This is a dataset found on Kaggle. This dataset was made by scrapping the job postings related to the position of 'Data Scientist' from www.glassdoor.com in USA, Selenium was used to scrap the data.
- Find the salary distribution for each type of job in the field of Data Science.
- Create a way to visualize filtered jobs on streamlit easily.
- Using this data set implements a multiclass classification machine learning model.
- Looked at the data types of each field.
- Checked for missing values.
- Checked for Nulls.
- Checked the cardinality of each point.
- Cleaned the Job Title Column.
- Cleaned the Degree Column.
- Cleaned the seniority_by_title Column.
- Converted the Multiple Skills from binary 1 or 0 to boolean true or false.
- Correlation matrix
- Quick chart of avg salary to the job title.

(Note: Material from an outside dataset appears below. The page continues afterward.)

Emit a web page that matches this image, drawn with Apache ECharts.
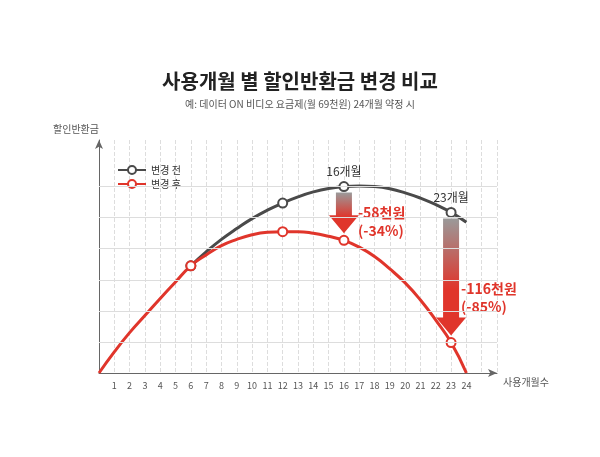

- One hot encoding was done for the data frame to convert categorical data for its use in random forest
- The balance of the skills data is very imbalanced
- The balance for degree level required is highly imbalanced: job listing for bachelor degrees is very few.
The goal of this section is to try and classify the different types of jobs in data science-based on their skills.
The user would input their skill set into a multi-select box on streamlit and from the model predict what type of job would best fit their skills.
- Multinomial logistic regression
- SVM
- Neural Net
- KMode Clustering
Moving forward there are several things I would like to add / change to improve this application:
- Using streamlit cache to optimize performance and to smoothen users' experience when using the random forest classifier.
- Increase data or get a better dataset that would be more balance for data science job types.
- Try different algorithms (see models considered above).
- Implement some sort of boosting algorithm to increase model accuracy.